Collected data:

•••••

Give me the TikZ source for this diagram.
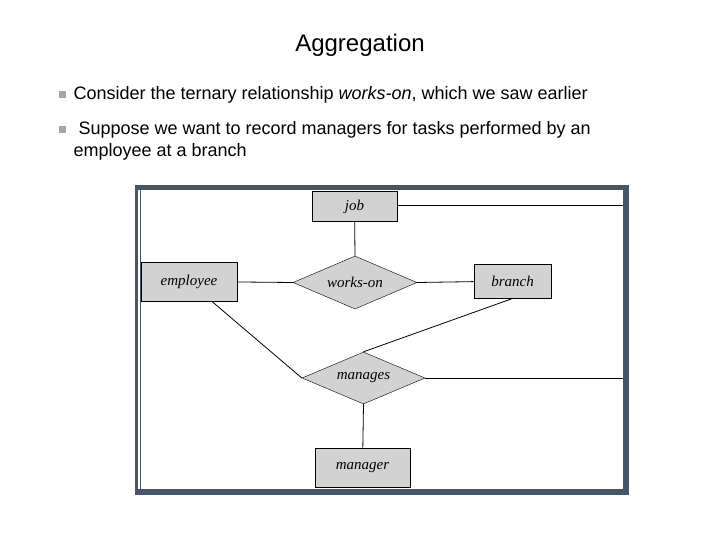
\documentclass[tikz,border=0pt]{standalone}
\usepackage{fontspec}
\setmainfont{Liberation Sans}
\newfontfamily\erfont{Liberation Serif}
\usetikzlibrary{shapes.geometric}
\definecolor{framec}{RGB}{72,84,104}
\definecolor{boxg}{RGB}{210,210,210}
\begin{document}
\begin{tikzpicture}[x=1pt,y=-1pt,
  ent/.style={draw=black,fill=boxg,line width=1pt,minimum width=#1,minimum height=37pt,inner sep=0pt,font=\erfont\itshape\fontsize{15}{15}\selectfont},
  rel/.style={draw=black,fill=boxg,diamond,aspect=2.3,minimum width=#1,minimum height=53pt,inner sep=0pt,font=\erfont\itshape\fontsize{15}{15}\selectfont},
  conn/.style={line width=0.8pt},
  bul/.style={fill=gray!70,minimum size=7pt,inner sep=0pt},
  btext/.style={anchor=west,font=\fontsize{18}{22}\selectfont,align=left}]
\useasboundingbox (0,0) rectangle (720,540);
\fill[framec] (135,185) rectangle (629,495);
\fill[white] (138,190) rectangle (623,489);
\draw[framec,line width=1pt] (140.5,190) -- (140.5,489);
\node[font=\fontsize{24}{28}\selectfont] (title) at (360,45) {Aggregation};
\node[bul] (b1) at (62,95) {};
\node[btext] (t1) at (70,95) {Consider the ternary relationship \textit{works-on}, which we saw earlier};
\node[bul] (b2) at (62,130) {};
\node[btext,anchor=north west] (t2) at (70,118) {\ Suppose we want to record managers for tasks performed by an\\ employee at a branch};
\coordinate (r1) at (622.5,205);
\coordinate (r2) at (622.5,378);
\node[ent=85pt,minimum height=30pt] (job) at (354.5,206.5) {job};
\node[ent=96pt,minimum height=39pt] (emp) at (189,281.5) {employee};
\node[ent=77pt,minimum height=34pt] (br) at (512.5,281) {branch};
\node[ent=95pt,minimum height=39pt] (mgr) at (362.5,467.5) {manager};
\node[rel=124pt] (wo) at (355,282.5) {works-on};
\node[rel=123pt,minimum height=52pt] (mg) at (363.5,378) {manages};
\draw[conn] (job.east |- r1) -- (r1);
\draw[conn] (job) -- (wo.north);
\draw[conn] (emp) -- (wo.west);
\draw[conn] (wo.east) -- (br);
\draw[conn] ([xshift=23pt]emp.south) -- (mg.west);
\draw[conn] (br.south) -- (mg.north);
\draw[conn] (mg.east) -- (r2);
\draw[conn] (mg.south) -- (mgr);
\end{tikzpicture}
\end{document}
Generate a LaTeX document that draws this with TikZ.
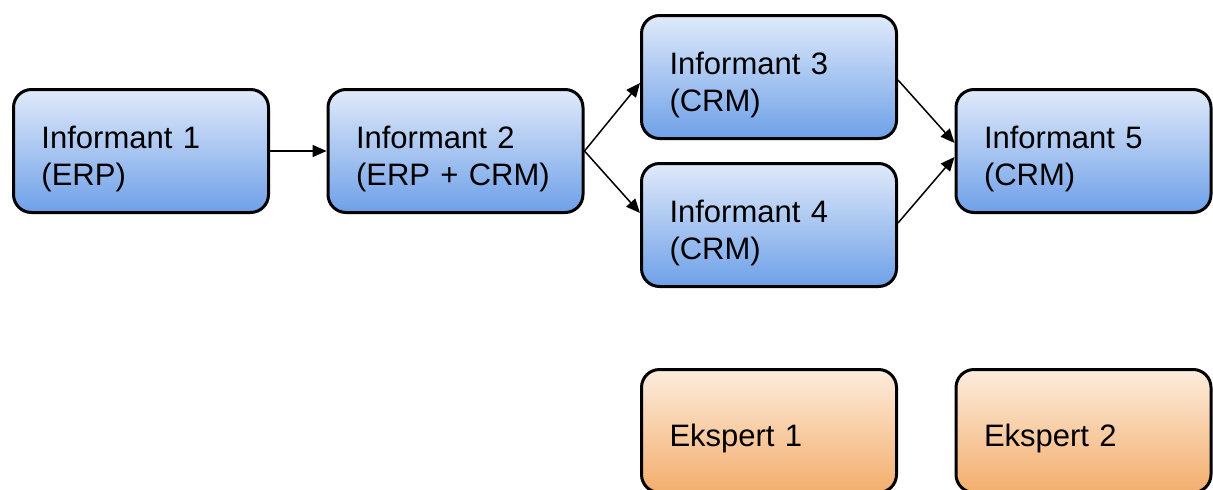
\documentclass[tikz,border=0pt]{standalone}
\usepackage{fontspec}
\setmainfont{Liberation Sans}
\usetikzlibrary{arrows.meta,calc}
\definecolor{bluetop}{RGB}{224,234,250}
\definecolor{bluebot}{RGB}{110,160,232}
\definecolor{orgtop}{RGB}{253,236,221}
\definecolor{orgbot}{RGB}{243,174,108}
\tikzset{
  box/.style={draw=black, line width=3pt, rounded corners=18pt,
    minimum width=255pt, minimum height=123pt, inner xsep=28pt,
    text width=199pt, align=left,
    execute at begin node={\rule{0pt}{38pt}},
    font=\fontsize{31}{37}\selectfont},
  bluebox/.style={box, top color=bluetop, bottom color=bluebot},
  orgbox/.style={box, top color=orgtop, bottom color=orgbot},
  conn/.style={line width=1.5pt, -{Triangle[length=14pt,width=12pt]}}
}
\begin{document}
\begin{tikzpicture}[x=1pt,y=-1pt]
\useasboundingbox (0,0) rectangle (1213,490);
\node[bluebox] (i1) at (141,151) {Informant 1\\(ERP)};
\node[bluebox] (i2) at (455.5,151) {Informant 2\\(ERP + CRM)};
\node[bluebox] (i3) at (769,77) {Informant 3\\(CRM)};
\node[bluebox] (i4) at (769,225) {Informant 4\\(CRM)};
\node[bluebox] (i5) at (1083.5,151) {Informant 5\\(CRM)};
\node[orgbox] (e1) at (769,431) {Ekspert 1};
\node[orgbox] (e2) at (1083.5,431) {Ekspert 2};
\draw[conn] (i1.east) -- (i2.west);
\draw[conn] (i2.east) -- ($(i3.west)+(0,6)$);
\draw[conn] (i2.east) -- ($(i4.west)+(0,-12)$);
\draw[conn] ($(i3.east)+(0,3)$) -- ($(i5.west)+(0,-8)$);
\draw[conn] ($(i4.east)+(0,-2)$) -- ($(i5.west)+(0,6)$);
\end{tikzpicture}
\end{document}
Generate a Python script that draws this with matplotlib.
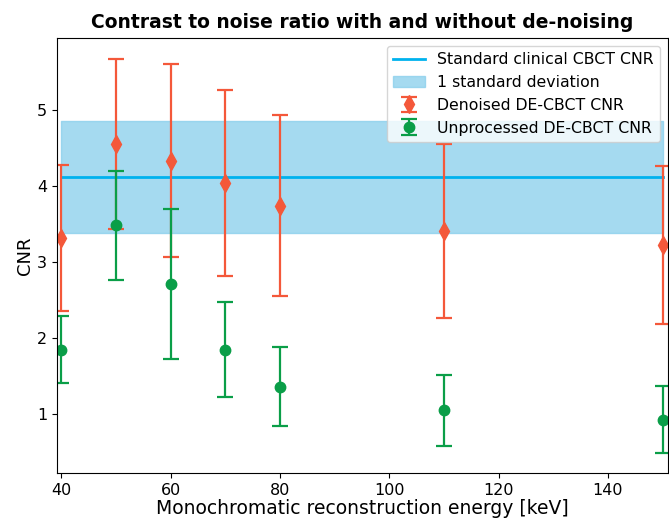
import numpy as np
import matplotlib
matplotlib.use("Agg")
from matplotlib import pyplot as plt

# energies [keV]
energy = [40, 50, 60, 70, 80, 110, 150]

# denoised DE-CBCT CNR and std
denoised = [3.31, 4.55, 4.33, 4.04, 3.74, 3.41, 3.22]
denoised_err = [0.96, 1.12, 1.27, 1.22, 1.19, 1.14, 1.04]

# unprocessed DE-CBCT CNR and std
unprocessed = [1.85, 3.48, 2.71, 1.85, 1.36, 1.05, 0.93]
unprocessed_err = [0.44, 0.72, 0.98, 0.62, 0.52, 0.46, 0.44]

# standard clinical CBCT
clinical_cnr = 4.12
clinical_std = 0.735

fig = plt.figure(figsize=(6.69, 5.22), dpi=100)
ax = fig.add_axes([0.0852, 0.094, 0.9133, 0.833])

e = np.array(energy)
ax.plot([e.min(), e.max()], [clinical_cnr, clinical_cnr], color="#00b2ee", lw=2,
        label="Standard clinical CBCT CNR")
ax.fill_between([e.min(), e.max()], clinical_cnr - clinical_std, clinical_cnr + clinical_std,
                color="skyblue", alpha=0.75, label="1 standard deviation")
ax.errorbar(energy, denoised, yerr=denoised_err, fmt="d", color="#f4583a", ms=9,
            capsize=6, elinewidth=1.6, capthick=1.6, label="Denoised DE-CBCT CNR")
ax.errorbar(energy, unprocessed, yerr=unprocessed_err, fmt="o", color="#0a9e48", ms=7.5,
            capsize=6, elinewidth=1.6, capthick=1.6, label="Unprocessed DE-CBCT CNR")

ax.set_xlim(39.2, 151)
ax.set_ylim(0.23, 5.94)
ax.set_yticks([1, 2, 3, 4, 5])
ax.set_xticks([40, 60, 80, 100, 120, 140])
ax.tick_params(labelsize=11.5)
ax.set_xlabel("Monochromatic reconstruction energy [keV]", fontsize=13.5, labelpad=1)
ax.set_ylabel("CNR", fontsize=13, labelpad=2)
ax.set_title("Contrast to noise ratio with and without de-noising", fontsize=13.5,
             fontweight="bold", pad=7)
ax.legend(loc="upper right", fontsize=11.3)

fig.savefig("out.png", dpi=100)
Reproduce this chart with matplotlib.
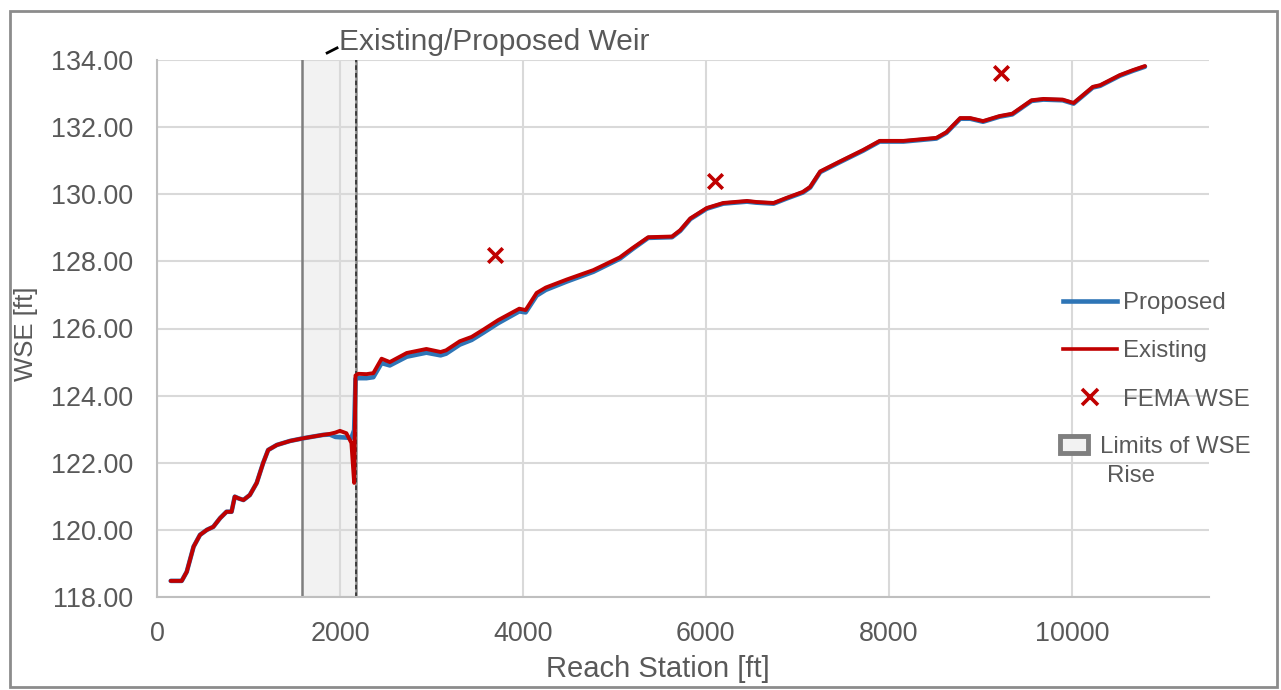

•••••

WHAT YOU NEED TO DO> Repeat the material above word for word, please, apart from its images.

RESULT OF THIS TASK>
Give me the TikZ source for this diagram.
\documentclass[tikz,border=0pt]{standalone}
\usepackage{fontspec}
\setmainfont{Liberation Sans}
\newfontfamily\erfont{Liberation Serif}
\usetikzlibrary{shapes.geometric}
\definecolor{framec}{RGB}{72,84,104}
\definecolor{boxg}{RGB}{210,210,210}
\begin{document}
\begin{tikzpicture}[x=1pt,y=-1pt,
  ent/.style={draw=black,fill=boxg,line width=1pt,minimum width=#1,minimum height=37pt,inner sep=0pt,font=\erfont\itshape\fontsize{15}{15}\selectfont},
  rel/.style={draw=black,fill=boxg,diamond,aspect=2.3,minimum width=#1,minimum height=53pt,inner sep=0pt,font=\erfont\itshape\fontsize{15}{15}\selectfont},
  conn/.style={line width=0.8pt},
  bul/.style={fill=gray!70,minimum size=7pt,inner sep=0pt},
  btext/.style={anchor=west,font=\fontsize{18}{22}\selectfont,align=left}]
\useasboundingbox (0,0) rectangle (720,540);
\fill[framec] (135,185) rectangle (629,495);
\fill[white] (138,190) rectangle (623,489);
\draw[framec,line width=1pt] (140.5,190) -- (140.5,489);
\node[font=\fontsize{24}{28}\selectfont] (title) at (360,45) {Aggregation};
\node[bul] (b1) at (62,95) {};
\node[btext] (t1) at (70,95) {Consider the ternary relationship \textit{works-on}, which we saw earlier};
\node[bul] (b2) at (62,130) {};
\node[btext,anchor=north west] (t2) at (70,118) {\ Suppose we want to record managers for tasks performed by an\\ employee at a branch};
\coordinate (r1) at (622.5,205);
\coordinate (r2) at (622.5,378);
\node[ent=85pt,minimum height=30pt] (job) at (354.5,206.5) {job};
\node[ent=96pt,minimum height=39pt] (emp) at (189,281.5) {employee};
\node[ent=77pt,minimum height=34pt] (br) at (512.5,281) {branch};
\node[ent=95pt,minimum height=39pt] (mgr) at (362.5,467.5) {manager};
\node[rel=124pt] (wo) at (355,282.5) {works-on};
\node[rel=123pt,minimum height=52pt] (mg) at (363.5,378) {manages};
\draw[conn] (job.east |- r1) -- (r1);
\draw[conn] (job) -- (wo.north);
\draw[conn] (emp) -- (wo.west);
\draw[conn] (wo.east) -- (br);
\draw[conn] ([xshift=23pt]emp.south) -- (mg.west);
\draw[conn] (br.south) -- (mg.north);
\draw[conn] (mg.east) -- (r2);
\draw[conn] (mg.south) -- (mgr);
\end{tikzpicture}
\end{document}
Generate a LaTeX document that draws this with TikZ.
\documentclass[tikz,border=0pt]{standalone}
\usepackage{fontspec}
\setmainfont{Liberation Sans}
\usetikzlibrary{arrows.meta,calc}
\definecolor{bluetop}{RGB}{224,234,250}
\definecolor{bluebot}{RGB}{110,160,232}
\definecolor{orgtop}{RGB}{253,236,221}
\definecolor{orgbot}{RGB}{243,174,108}
\tikzset{
  box/.style={draw=black, line width=3pt, rounded corners=18pt,
    minimum width=255pt, minimum height=123pt, inner xsep=28pt,
    text width=199pt, align=left,
    execute at begin node={\rule{0pt}{38pt}},
    font=\fontsize{31}{37}\selectfont},
  bluebox/.style={box, top color=bluetop, bottom color=bluebot},
  orgbox/.style={box, top color=orgtop, bottom color=orgbot},
  conn/.style={line width=1.5pt, -{Triangle[length=14pt,width=12pt]}}
}
\begin{document}
\begin{tikzpicture}[x=1pt,y=-1pt]
\useasboundingbox (0,0) rectangle (1213,490);
\node[bluebox] (i1) at (141,151) {Informant 1\\(ERP)};
\node[bluebox] (i2) at (455.5,151) {Informant 2\\(ERP + CRM)};
\node[bluebox] (i3) at (769,77) {Informant 3\\(CRM)};
\node[bluebox] (i4) at (769,225) {Informant 4\\(CRM)};
\node[bluebox] (i5) at (1083.5,151) {Informant 5\\(CRM)};
\node[orgbox] (e1) at (769,431) {Ekspert 1};
\node[orgbox] (e2) at (1083.5,431) {Ekspert 2};
\draw[conn] (i1.east) -- (i2.west);
\draw[conn] (i2.east) -- ($(i3.west)+(0,6)$);
\draw[conn] (i2.east) -- ($(i4.west)+(0,-12)$);
\draw[conn] ($(i3.east)+(0,3)$) -- ($(i5.west)+(0,-8)$);
\draw[conn] ($(i4.east)+(0,-2)$) -- ($(i5.west)+(0,6)$);
\end{tikzpicture}
\end{document}
Generate a Python script that draws this with matplotlib.
import numpy as np
import matplotlib
matplotlib.use("Agg")
from matplotlib import pyplot as plt

# energies [keV]
energy = [40, 50, 60, 70, 80, 110, 150]

# denoised DE-CBCT CNR and std
denoised = [3.31, 4.55, 4.33, 4.04, 3.74, 3.41, 3.22]
denoised_err = [0.96, 1.12, 1.27, 1.22, 1.19, 1.14, 1.04]

# unprocessed DE-CBCT CNR and std
unprocessed = [1.85, 3.48, 2.71, 1.85, 1.36, 1.05, 0.93]
unprocessed_err = [0.44, 0.72, 0.98, 0.62, 0.52, 0.46, 0.44]

# standard clinical CBCT
clinical_cnr = 4.12
clinical_std = 0.735

fig = plt.figure(figsize=(6.69, 5.22), dpi=100)
ax = fig.add_axes([0.0852, 0.094, 0.9133, 0.833])

e = np.array(energy)
ax.plot([e.min(), e.max()], [clinical_cnr, clinical_cnr], color="#00b2ee", lw=2,
        label="Standard clinical CBCT CNR")
ax.fill_between([e.min(), e.max()], clinical_cnr - clinical_std, clinical_cnr + clinical_std,
                color="skyblue", alpha=0.75, label="1 standard deviation")
ax.errorbar(energy, denoised, yerr=denoised_err, fmt="d", color="#f4583a", ms=9,
            capsize=6, elinewidth=1.6, capthick=1.6, label="Denoised DE-CBCT CNR")
ax.errorbar(energy, unprocessed, yerr=unprocessed_err, fmt="o", color="#0a9e48", ms=7.5,
            capsize=6, elinewidth=1.6, capthick=1.6, label="Unprocessed DE-CBCT CNR")

ax.set_xlim(39.2, 151)
ax.set_ylim(0.23, 5.94)
ax.set_yticks([1, 2, 3, 4, 5])
ax.set_xticks([40, 60, 80, 100, 120, 140])
ax.tick_params(labelsize=11.5)
ax.set_xlabel("Monochromatic reconstruction energy [keV]", fontsize=13.5, labelpad=1)
ax.set_ylabel("CNR", fontsize=13, labelpad=2)
ax.set_title("Contrast to noise ratio with and without de-noising", fontsize=13.5,
             fontweight="bold", pad=7)
ax.legend(loc="upper right", fontsize=11.3)

fig.savefig("out.png", dpi=100)
Reproduce this chart with matplotlib.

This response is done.